Since the summer, Keir Starmer has taken to lashing out at Nigel Farage. Last week he branded Farage’s immigration policy as “racist” and “immoral”; in his Labour party conference speech yesterday, the Reform leader had become “the enemy of national renewal”.
But Starmer’s real enemy isn’t Farage, it’s the state of the country. It’s the economic stagnation, the tax rises, the ballooning national debt, the botched Brexit, the astronomic fuel bills, the overwhelmed NHS, the escalating trade wars, the small boats full of immigrants crossing the Channel and a sense of general policy failure bedevilling the country. Virtually none of which has been reversed since Labour took office last year.
Starmer needs a story to tell about the UK getting better, and he desperately needs to energise his government and his party to carry through a reform programme that delivers this. Speeches and media messaging are two of the main tools that a leader has to motivate his followers, and they certainly need it if the government is going to gain control of today’s deep national crisis.
So why is Starmer instead focusing so much on Farage? In particular, why is he doing so now, four long years before a general election is due? For months he has hardly stopped attacking him. His conference speech dialled this up to a new level, making bogeyman Farage the personification of a choice between “decency and division”.
The obvious answer is that he is demonising Farage as an act of desperation at the state of the polls. They have reflected a sharp rise in support this year for both Reform and for Farage personally. Reform is well ahead of Labour in all recent polling, and the latest Ipsos survey on “best prime minister” has Farage tied with Starmer.
The strategy is obvious. Paint Farage as a dangerous extremist and it is just possible that he could lose the next election on that basis alone, much as successive right-wing anti-immigrant Le Pens have lost presidential elections in France to centrists, including to Macron in both 2017 and in 2022, despite the grim state of France.
For Starmer, the next election that matters isn’t the general election due by 2029. It is the local and regional elections next May, which could unleash another wave of crisis for the prime minister if Reform outpolls Labour and if the SNP wins the Scottish parliament elections. Angela Rayner has been (at least temporarily) removed from the scene, and Andy Burnham may have shown his colours too soon. But they and others may be besieging Number 10 in just another seven months’ time.
There is also a real fear, shared by Labour and Tory strategists alike, that Farage and Reform could surge further, and imminently. If polling for the Tories does not improve rapidly, there could soon be an avalanche of defections of Tory MPs to Reform, including shadow cabinet figures. The Tory party could be on the verge of collapse. Remaining Tory support might then shift wholesale to Farage, putting him in a commanding position.
Of course, attacking Farage personally is a dangerous game. It gives him yet more publicity, and an even bigger campaigning chip on his shoulder. He has seized on Starmer’s “racist” remark to claim that his own security is now under threat.

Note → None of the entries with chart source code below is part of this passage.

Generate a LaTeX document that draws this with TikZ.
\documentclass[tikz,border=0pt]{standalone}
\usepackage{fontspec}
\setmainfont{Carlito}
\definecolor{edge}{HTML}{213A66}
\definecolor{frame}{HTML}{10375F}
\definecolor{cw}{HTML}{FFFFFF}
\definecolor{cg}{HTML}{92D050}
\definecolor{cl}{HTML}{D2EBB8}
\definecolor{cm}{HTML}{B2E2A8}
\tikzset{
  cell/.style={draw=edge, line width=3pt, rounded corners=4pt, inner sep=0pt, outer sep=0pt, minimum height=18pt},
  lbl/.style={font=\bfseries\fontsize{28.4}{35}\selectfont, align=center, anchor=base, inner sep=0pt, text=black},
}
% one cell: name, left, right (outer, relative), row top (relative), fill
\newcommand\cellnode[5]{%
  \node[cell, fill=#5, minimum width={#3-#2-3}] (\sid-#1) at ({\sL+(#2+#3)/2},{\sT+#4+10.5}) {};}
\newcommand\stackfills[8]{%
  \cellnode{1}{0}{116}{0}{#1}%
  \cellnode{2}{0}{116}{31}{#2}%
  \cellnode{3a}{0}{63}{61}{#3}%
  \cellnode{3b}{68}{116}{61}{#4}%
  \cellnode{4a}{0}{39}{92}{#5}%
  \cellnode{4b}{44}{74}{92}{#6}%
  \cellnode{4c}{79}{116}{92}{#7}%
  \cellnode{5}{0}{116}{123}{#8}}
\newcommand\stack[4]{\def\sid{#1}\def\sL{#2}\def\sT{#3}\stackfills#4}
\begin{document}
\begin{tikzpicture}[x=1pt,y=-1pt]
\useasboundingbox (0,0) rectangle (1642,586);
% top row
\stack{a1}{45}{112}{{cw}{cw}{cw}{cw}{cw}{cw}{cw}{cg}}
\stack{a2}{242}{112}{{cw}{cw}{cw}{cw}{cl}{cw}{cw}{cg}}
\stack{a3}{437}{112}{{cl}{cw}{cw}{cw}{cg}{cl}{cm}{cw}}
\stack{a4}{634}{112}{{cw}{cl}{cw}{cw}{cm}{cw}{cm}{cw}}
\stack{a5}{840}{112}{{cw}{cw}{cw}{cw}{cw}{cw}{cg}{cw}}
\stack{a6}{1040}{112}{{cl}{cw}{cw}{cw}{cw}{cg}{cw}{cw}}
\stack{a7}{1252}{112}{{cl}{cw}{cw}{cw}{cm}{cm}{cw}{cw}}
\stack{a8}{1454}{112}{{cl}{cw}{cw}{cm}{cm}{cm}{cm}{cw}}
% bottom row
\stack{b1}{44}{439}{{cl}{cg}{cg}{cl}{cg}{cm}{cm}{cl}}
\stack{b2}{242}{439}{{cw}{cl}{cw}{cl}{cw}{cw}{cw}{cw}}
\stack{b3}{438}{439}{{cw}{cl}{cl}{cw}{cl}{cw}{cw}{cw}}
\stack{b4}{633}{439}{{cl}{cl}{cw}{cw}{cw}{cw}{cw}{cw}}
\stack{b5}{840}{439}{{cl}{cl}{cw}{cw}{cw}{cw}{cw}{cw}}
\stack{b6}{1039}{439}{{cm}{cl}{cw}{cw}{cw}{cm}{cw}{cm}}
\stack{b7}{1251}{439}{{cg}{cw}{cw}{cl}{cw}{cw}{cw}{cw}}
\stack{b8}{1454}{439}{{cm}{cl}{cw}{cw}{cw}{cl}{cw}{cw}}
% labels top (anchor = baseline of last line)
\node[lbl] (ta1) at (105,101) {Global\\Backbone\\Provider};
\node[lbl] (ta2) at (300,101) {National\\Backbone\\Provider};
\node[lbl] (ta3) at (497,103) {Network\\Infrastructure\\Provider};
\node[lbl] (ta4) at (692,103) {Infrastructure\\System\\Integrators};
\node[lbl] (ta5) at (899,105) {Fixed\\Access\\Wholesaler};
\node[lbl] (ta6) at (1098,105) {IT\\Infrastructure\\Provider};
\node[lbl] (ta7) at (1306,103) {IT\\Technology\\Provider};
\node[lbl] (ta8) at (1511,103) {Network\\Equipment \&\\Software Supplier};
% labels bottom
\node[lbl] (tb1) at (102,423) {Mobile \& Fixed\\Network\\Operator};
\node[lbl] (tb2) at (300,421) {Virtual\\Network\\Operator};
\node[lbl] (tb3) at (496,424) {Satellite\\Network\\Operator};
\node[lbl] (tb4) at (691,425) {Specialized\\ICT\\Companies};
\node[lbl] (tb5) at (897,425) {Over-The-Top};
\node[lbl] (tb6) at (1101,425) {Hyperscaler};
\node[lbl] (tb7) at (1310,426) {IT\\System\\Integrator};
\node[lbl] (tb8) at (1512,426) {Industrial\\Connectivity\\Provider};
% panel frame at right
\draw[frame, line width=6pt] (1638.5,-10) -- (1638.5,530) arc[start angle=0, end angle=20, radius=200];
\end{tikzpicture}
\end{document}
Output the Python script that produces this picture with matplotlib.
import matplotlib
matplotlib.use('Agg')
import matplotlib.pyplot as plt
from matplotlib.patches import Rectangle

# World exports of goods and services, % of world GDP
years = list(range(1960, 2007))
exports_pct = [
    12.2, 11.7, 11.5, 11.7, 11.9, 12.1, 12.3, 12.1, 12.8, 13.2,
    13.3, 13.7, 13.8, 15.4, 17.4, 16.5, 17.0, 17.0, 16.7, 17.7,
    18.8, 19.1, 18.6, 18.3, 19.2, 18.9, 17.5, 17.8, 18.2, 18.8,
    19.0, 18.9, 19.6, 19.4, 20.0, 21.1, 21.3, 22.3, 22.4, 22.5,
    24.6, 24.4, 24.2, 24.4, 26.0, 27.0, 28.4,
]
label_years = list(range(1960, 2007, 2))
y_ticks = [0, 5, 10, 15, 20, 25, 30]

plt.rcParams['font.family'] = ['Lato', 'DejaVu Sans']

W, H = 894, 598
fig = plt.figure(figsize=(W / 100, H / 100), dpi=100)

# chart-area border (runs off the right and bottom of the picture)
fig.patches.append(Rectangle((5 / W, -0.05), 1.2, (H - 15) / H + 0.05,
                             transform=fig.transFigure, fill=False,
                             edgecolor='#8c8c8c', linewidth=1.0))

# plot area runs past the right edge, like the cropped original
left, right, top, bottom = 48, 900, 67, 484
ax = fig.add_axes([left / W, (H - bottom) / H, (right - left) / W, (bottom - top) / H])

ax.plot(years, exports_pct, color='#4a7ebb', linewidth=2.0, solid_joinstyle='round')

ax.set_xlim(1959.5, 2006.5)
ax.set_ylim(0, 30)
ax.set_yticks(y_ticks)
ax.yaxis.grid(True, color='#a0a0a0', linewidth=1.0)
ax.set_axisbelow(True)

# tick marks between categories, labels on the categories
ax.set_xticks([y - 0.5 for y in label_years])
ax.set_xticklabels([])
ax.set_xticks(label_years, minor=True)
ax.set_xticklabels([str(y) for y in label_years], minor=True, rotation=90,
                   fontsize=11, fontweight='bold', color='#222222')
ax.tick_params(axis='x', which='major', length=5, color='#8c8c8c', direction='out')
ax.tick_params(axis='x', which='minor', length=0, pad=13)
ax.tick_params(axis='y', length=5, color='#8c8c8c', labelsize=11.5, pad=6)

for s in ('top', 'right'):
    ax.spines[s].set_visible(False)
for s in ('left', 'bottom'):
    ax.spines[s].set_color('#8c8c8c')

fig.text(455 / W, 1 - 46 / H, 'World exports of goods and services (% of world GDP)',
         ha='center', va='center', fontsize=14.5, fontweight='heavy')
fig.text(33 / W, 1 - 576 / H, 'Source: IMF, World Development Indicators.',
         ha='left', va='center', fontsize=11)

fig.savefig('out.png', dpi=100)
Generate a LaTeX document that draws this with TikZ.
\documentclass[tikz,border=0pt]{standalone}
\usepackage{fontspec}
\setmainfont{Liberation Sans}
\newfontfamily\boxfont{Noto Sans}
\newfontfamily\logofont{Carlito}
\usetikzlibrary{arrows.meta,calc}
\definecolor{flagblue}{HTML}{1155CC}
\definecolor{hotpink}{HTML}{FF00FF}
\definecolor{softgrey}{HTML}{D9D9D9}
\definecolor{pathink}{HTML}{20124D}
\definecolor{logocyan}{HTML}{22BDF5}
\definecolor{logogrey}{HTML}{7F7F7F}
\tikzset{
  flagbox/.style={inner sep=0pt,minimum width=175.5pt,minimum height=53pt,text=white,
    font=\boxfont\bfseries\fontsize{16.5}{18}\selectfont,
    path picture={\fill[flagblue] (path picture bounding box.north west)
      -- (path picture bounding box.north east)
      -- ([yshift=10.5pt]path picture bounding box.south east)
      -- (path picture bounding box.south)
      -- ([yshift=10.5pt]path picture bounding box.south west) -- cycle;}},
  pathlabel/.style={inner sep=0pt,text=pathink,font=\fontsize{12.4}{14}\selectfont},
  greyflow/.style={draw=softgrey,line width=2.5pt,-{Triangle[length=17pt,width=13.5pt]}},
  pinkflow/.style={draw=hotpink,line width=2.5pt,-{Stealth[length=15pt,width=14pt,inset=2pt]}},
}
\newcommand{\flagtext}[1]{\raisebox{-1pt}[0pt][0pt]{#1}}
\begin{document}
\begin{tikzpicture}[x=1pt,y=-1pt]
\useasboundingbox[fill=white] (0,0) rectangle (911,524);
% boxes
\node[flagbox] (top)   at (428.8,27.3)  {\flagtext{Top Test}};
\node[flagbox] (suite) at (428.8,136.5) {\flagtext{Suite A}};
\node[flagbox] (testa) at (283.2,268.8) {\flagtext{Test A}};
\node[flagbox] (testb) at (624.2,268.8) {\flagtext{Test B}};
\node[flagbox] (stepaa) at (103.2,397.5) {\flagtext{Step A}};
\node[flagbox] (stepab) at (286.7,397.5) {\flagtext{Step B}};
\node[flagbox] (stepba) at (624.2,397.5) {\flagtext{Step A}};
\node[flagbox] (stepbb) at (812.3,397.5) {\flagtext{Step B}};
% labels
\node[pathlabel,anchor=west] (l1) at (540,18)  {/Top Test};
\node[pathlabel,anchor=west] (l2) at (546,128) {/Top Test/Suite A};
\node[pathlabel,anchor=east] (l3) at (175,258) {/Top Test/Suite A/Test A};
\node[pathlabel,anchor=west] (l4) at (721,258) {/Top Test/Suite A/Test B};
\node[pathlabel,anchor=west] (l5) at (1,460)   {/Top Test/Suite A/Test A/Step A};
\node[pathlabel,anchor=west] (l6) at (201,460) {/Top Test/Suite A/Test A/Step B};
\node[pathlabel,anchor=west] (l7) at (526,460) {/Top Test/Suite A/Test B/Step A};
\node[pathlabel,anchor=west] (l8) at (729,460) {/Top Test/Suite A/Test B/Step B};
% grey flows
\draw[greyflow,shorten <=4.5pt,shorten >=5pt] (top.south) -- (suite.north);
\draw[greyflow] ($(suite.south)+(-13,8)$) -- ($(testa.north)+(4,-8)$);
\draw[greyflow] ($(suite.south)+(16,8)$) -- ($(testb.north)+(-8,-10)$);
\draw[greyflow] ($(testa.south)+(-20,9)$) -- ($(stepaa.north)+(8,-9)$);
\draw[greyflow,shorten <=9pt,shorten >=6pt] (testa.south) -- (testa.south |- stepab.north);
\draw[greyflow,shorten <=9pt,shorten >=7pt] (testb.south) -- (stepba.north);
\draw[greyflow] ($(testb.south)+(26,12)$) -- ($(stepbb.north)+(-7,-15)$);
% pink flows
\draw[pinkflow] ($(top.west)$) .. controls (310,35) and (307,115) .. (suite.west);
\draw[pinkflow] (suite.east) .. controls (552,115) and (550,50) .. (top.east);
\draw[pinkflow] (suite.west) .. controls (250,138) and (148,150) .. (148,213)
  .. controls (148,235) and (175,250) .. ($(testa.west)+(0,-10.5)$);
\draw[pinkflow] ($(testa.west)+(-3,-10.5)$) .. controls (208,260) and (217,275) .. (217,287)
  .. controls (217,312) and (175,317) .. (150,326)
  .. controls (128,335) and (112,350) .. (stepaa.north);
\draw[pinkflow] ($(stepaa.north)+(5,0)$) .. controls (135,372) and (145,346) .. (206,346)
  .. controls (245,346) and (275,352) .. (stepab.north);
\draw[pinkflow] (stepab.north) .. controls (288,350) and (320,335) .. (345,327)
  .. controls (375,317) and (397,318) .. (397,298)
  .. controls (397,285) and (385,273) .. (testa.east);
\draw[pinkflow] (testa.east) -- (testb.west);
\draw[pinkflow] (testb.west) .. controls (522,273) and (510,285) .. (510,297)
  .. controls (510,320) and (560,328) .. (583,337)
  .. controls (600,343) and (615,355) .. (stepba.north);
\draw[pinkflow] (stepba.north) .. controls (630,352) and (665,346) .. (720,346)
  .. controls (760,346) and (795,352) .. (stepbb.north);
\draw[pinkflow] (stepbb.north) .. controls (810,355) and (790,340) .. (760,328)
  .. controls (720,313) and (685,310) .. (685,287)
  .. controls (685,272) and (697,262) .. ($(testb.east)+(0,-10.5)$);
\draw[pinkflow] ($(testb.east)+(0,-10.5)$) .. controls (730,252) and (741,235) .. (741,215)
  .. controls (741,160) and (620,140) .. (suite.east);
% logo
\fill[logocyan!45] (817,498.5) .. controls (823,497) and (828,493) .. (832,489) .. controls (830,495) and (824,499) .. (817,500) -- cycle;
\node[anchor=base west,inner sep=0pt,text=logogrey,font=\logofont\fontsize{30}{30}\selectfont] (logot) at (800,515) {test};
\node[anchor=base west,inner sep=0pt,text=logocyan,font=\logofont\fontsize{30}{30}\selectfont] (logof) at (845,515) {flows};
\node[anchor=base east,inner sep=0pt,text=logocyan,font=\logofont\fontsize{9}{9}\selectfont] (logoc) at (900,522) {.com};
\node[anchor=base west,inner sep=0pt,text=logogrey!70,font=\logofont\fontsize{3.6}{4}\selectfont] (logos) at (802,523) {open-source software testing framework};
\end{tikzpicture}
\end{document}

There is another reason that Starmer is going for Farage, however. Unlike Blair and Thatcher, he doesn’t exude passion, and day by day he barely breaks through to the public or even to most of his party. The ostensible theme of his conference speech—“a Britain built for all”—isn’t going to fire up the government, let alone Labour activists who need a cause and a campaign.
Starmer’s revulsion at Farage has been the one thing to evoke genuine passion from him, ever since the Reform leader’s controversial interventions in the wake of the Southport murders shortly after the general election last July. His advisers are clearly of the view that passion is better than no passion, and it is better for him to have an enemy than no enemies.
But the national crisis isn’t going away. And that remains the real enemy.